Legendary Enemies are also a welcome change, you can randomly encounter legendary Raiders, Super Mutants, Radscorpions, Bloat flys, Rad Roaches, Mole Rats, and a ton of others for legendary gear with random abilities. Right now the most prized stuff for me is legendary armor pieces with stat increases, as this gives you more of an option on what gear you can wear. You can easily forgo the basic stat increases of military fatigues or military hats when all your gear gives you stat increases. Meaning you can run around using your Iconic Vault Suit with whatever else you like. You can also get legendary weapons with random abilities like freezing your opponent, plasma charged projectiles, the ability to do double damage to enemies with full health and a host of other cool effects. The Legendary enemies are challenging but not to difficult and spawn rates are based on your difficulty level you choose. On Normal, a legendary enemy appears often enough. It makes it worth it to go back and clear out places because of the chance of a legendary enemy spawning.
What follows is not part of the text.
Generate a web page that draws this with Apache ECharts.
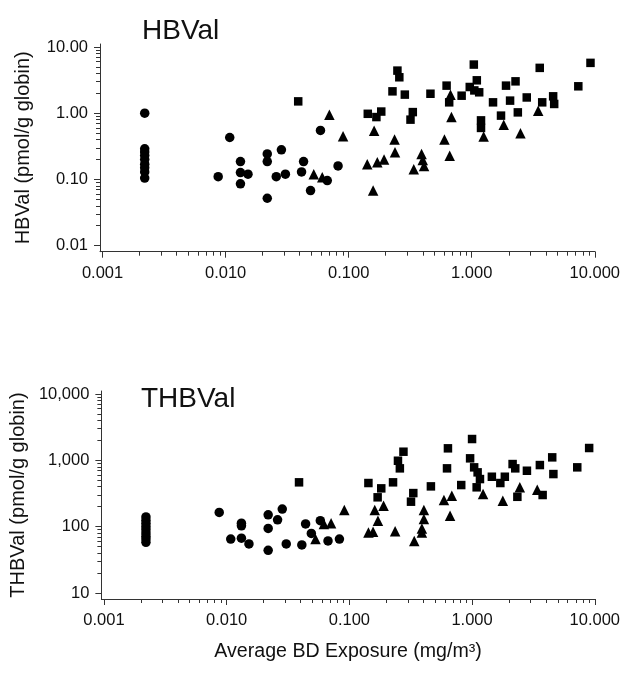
<!DOCTYPE html>
<html><head><meta charset="utf-8">
<script src="https://cdn.jsdelivr.net/npm/echarts@6/dist/echarts.min.js"></script>
<style>html,body{margin:0;padding:0;background:#fff}#c{width:623px;height:673px}</style>
</head><body><div id="c"></div>
<script>
// ---- tick labels ----
const xTickValues = [0.001, 0.01, 0.1, 1, 10];
const xTickLabels = ['0.001', '0.010', '0.100', '1.000', '10.000'];
const hbTickValues = [0.01, 0.1, 1, 10];
const hbTickLabels = ['0.01', '0.10', '1.00', '10.00'];
const thbTickValues = [10, 100, 1000, 10000];
const thbTickLabels = ['10', '100', '1,000', '10,000'];

// ---- HBVal panel ----
const hbCircleX = [0.0022,0.0022,0.0022,0.0022,0.0022,0.0022,0.0022,0.0022,0.0022,
  0.0087,0.0108,0.0132,0.0132,0.0132,0.0152,0.0218,0.0218,0.0218,0.0258,0.0284,0.0306,0.0414,0.043,0.049,0.059,0.067,0.082];
const hbCircleY = [1.0,0.29,0.26,0.23,0.20,0.17,0.15,0.13,0.105,
  0.11,0.43,0.186,0.127,0.086,0.12,0.243,0.186,0.052,0.11,0.28,0.12,0.13,0.186,0.068,0.55,0.096,0.16];
const hbTriX = [0.052,0.061,0.0697,0.09,0.1416,0.158,0.161,0.171,0.194,0.236,0.238,0.338,0.391,0.40,0.41,0.60,0.662,0.672,0.684,1.25,1.82,2.49,3.47];
const hbTriY = [0.12,0.108,0.95,0.45,0.17,0.068,0.543,0.182,0.2,0.40,0.258,0.143,0.243,0.197,0.16,0.40,0.227,1.9,0.875,0.446,0.67,0.5,1.09];
const hbSqX = [0.0389,0.143,0.168,0.184,0.227,0.249,0.258,0.286,0.318,0.332,0.462,0.625,0.656,0.828,0.964,1.04,1.05,1.1,1.15,1.19,1.19,1.49,1.73,1.9,2.05,2.27,2.37,2.8,3.57,3.74,4.59,4.68,7.35,9.23];
const hbSqY = [1.51,0.98,0.875,1.06,2.14,4.4,3.49,1.91,0.80,1.04,1.97,2.61,1.46,1.84,2.49,5.43,2.21,3.14,2.07,0.78,0.6,1.46,0.92,2.61,1.55,3.03,1.03,1.73,4.84,1.46,1.8,1.38,2.55,5.76];

// ---- THBVal panel ----
const thbCircleX = [0.0022,0.0022,0.0022,0.0022,0.0022,0.0022,0.0022,0.0022,0.0022,
  0.0087,0.0108,0.0132,0.0132,0.0132,0.0152,0.0218,0.0218,0.0218,0.026,0.0284,0.0306,0.041,0.044,0.049,0.058,0.067,0.083];
const thbCircleY = [140,125,112,100,90,80,72,65,58,
  164,65,113,103,67,55,151,94,44,127,184,55,53,110,79,123,61,65];
const thbTriX = [0.053,0.062,0.071,0.091,0.143,0.156,0.161,0.171,0.19,0.236,0.338,0.39,0.39,0.405,0.405,0.59,0.662,0.684,1.23,1.78,2.45,3.4];
const thbTriY = [65,110,113,178,82,84,178,123,207,85,61,94,82,130,178,252,146,292,310,246,392,361];
const thbSqX = [0.0389,0.143,0.17,0.182,0.227,0.249,0.258,0.276,0.318,0.332,0.462,0.625,0.636,0.816,0.964,1.0,1.04,1.09,1.11,1.16,1.45,1.7,1.85,2.14,2.25,2.34,2.8,3.57,3.76,4.5,4.6,7.2,9.0];
const thbSqY = [466,455,277,378,466,986,757,1349,238,321,405,757,1517,424,1072,2096,784,392,659,522,566,455,566,879,757,282,697,849,300,1109,621,784,1534];

const FONT = '"Liberation Sans", Arial, Helvetica, sans-serif';
const AX = '#333';

function minorTicks(majors) {
  const out = [];
  for (let i = 0; i < majors.length - 1; i++) {
    for (let m = 1; m < 10; m++) out.push(majors[i] * m);
  }
  out.push(majors[majors.length - 1]);
  return out;
}
function fmt(values, labels) {
  return function (v) {
    const i = values.findIndex(t => Math.abs(Math.log10(t) - Math.log10(v)) < 1e-6);
    return i >= 0 ? labels[i] : '';
  };
}
function pairs(xs, ys) { return xs.map((x, i) => [x, ys[i]]); }

const X_MIN = 0.000953, X_MAX = 10;
const HB_MIN = 0.00811, HB_MAX = 11.1;
const THB_MIN = 8.12, THB_MAX = 11100;

function xAxes(grid, withName) {
  const main = {
    gridIndex: grid, type: 'log', position: 'bottom', min: X_MIN, max: X_MAX,
    axisLine: { show: true, onZero: false, lineStyle: { color: AX, width: 1 } },
    axisTick: { show: true, customValues: minorTicks(xTickValues), length: 4, inside: false, lineStyle: { color: AX } },
    minorTick: { show: false },
    axisLabel: { customValues: xTickValues, formatter: fmt(xTickValues, xTickLabels), margin: 13, color: '#111', fontSize: 16.5, fontFamily: FONT },
    splitLine: { show: false }
  };
  if (withName) {
    main.name = 'Average BD Exposure (mg/m\u00B3)';
    main.nameLocation = 'middle';
    main.nameGap = 43;
    main.nameTextStyle = { fontSize: 19.6, color: '#111', fontFamily: FONT };
  }
  const overlay = {
    gridIndex: grid, type: 'log', position: 'bottom', min: X_MIN, max: X_MAX,
    axisLine: { show: false, onZero: false },
    axisTick: { show: true, customValues: xTickValues, length: 6, lineStyle: { color: AX } },
    axisLabel: { show: false }, splitLine: { show: false }
  };
  return [main, overlay];
}
function yAxes(grid, min, max, vals, labs, name) {
  const main = {
    gridIndex: grid, type: 'log', position: 'left', min: min, max: max,
    name: name, nameLocation: 'middle', nameGap: 67, nameRotate: 90,
    nameTextStyle: { fontSize: 20, color: '#111', fontFamily: FONT },
    axisLine: { show: true, onZero: false, lineStyle: { color: AX, width: 1 } },
    axisTick: { show: true, customValues: minorTicks(vals), length: 4, lineStyle: { color: AX } },
    minorTick: { show: false },
    axisLabel: { customValues: vals, formatter: fmt(vals, labs), margin: 12, color: '#111', fontSize: 16.5, fontFamily: FONT },
    splitLine: { show: false }
  };
  const overlay = {
    gridIndex: grid, type: 'log', position: 'left', min: min, max: max,
    axisLine: { show: false, onZero: false },
    axisTick: { show: true, customValues: vals, length: 6, lineStyle: { color: AX } },
    axisLabel: { show: false }, splitLine: { show: false }
  };
  return [main, overlay];
}
function scatter(xi, yi, sym, size, data) {
  return { type: 'scatter', xAxisIndex: xi, yAxisIndex: yi, symbol: sym, symbolSize: size,
    itemStyle: { color: '#000', opacity: 1 }, data: data, animation: false, silent: true };
}

const chart = echarts.init(document.getElementById('c'), null, { renderer: 'canvas' });
chart.setOption({
  backgroundColor: '#fff',
  animation: false,
  title: [
    { text: 'HBVal', left: 137, top: 12, textStyle: { fontSize: 28, fontWeight: 'normal', color: '#111', fontFamily: FONT } },
    { text: 'THBVal', left: 136, top: 380, textStyle: { fontSize: 28, fontWeight: 'normal', color: '#111', fontFamily: FONT } }
  ],
  grid: [
    { left: 100, top: 44, width: 513, height: 207.7, containLabel: false },
    { left: 100, top: 391, width: 513, height: 208, containLabel: false }
  ],
  xAxis: [].concat(xAxes(0, false), xAxes(1, true)),
  yAxis: [].concat(
    yAxes(0, HB_MIN, HB_MAX, hbTickValues, hbTickLabels, 'HBVal (pmol/g globin)'),
    yAxes(1, THB_MIN, THB_MAX, thbTickValues, thbTickLabels, 'THBVal (pmol/g globin)')
  ),
  series: [
    scatter(0, 0, 'circle', 9.5, pairs(hbCircleX, hbCircleY)),
    scatter(0, 0, 'triangle', 10.5, pairs(hbTriX, hbTriY)),
    scatter(0, 0, 'rect', 8.5, pairs(hbSqX, hbSqY)),
    scatter(2, 2, 'circle', 9.5, pairs(thbCircleX, thbCircleY)),
    scatter(2, 2, 'triangle', 10.5, pairs(thbTriX, thbTriY)),
    scatter(2, 2, 'rect', 8.5, pairs(thbSqX, thbSqY))
  ]
});
</script>
</body></html>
There is a huge area to explore and so much to do that I’m level 56 and barely started on the main quests yet. This is one of Bethesda’s biggest strengths, there is so much to do, explore and encounter. In most games, by not completing the story it’s perceived as a negative and a slight on the story of the game, in a Bethesda game the story is there when you want to do it not because you have to do it. Still, stories in Bethesda games are generic and lack depth or bland. In many Bethesda games, quests are go here and kill whatever, fetch this and bring it back, or talk to this person. Standard game quests that many developers fall back on, it can hardly be considered a negative. Really though, you buy Bethesda games to explore, encounter, and a vast open land do whatever you like, not for a richly detailed or robust or well-developed story.
So to sum up, the game is good. Yeah, that about covers it.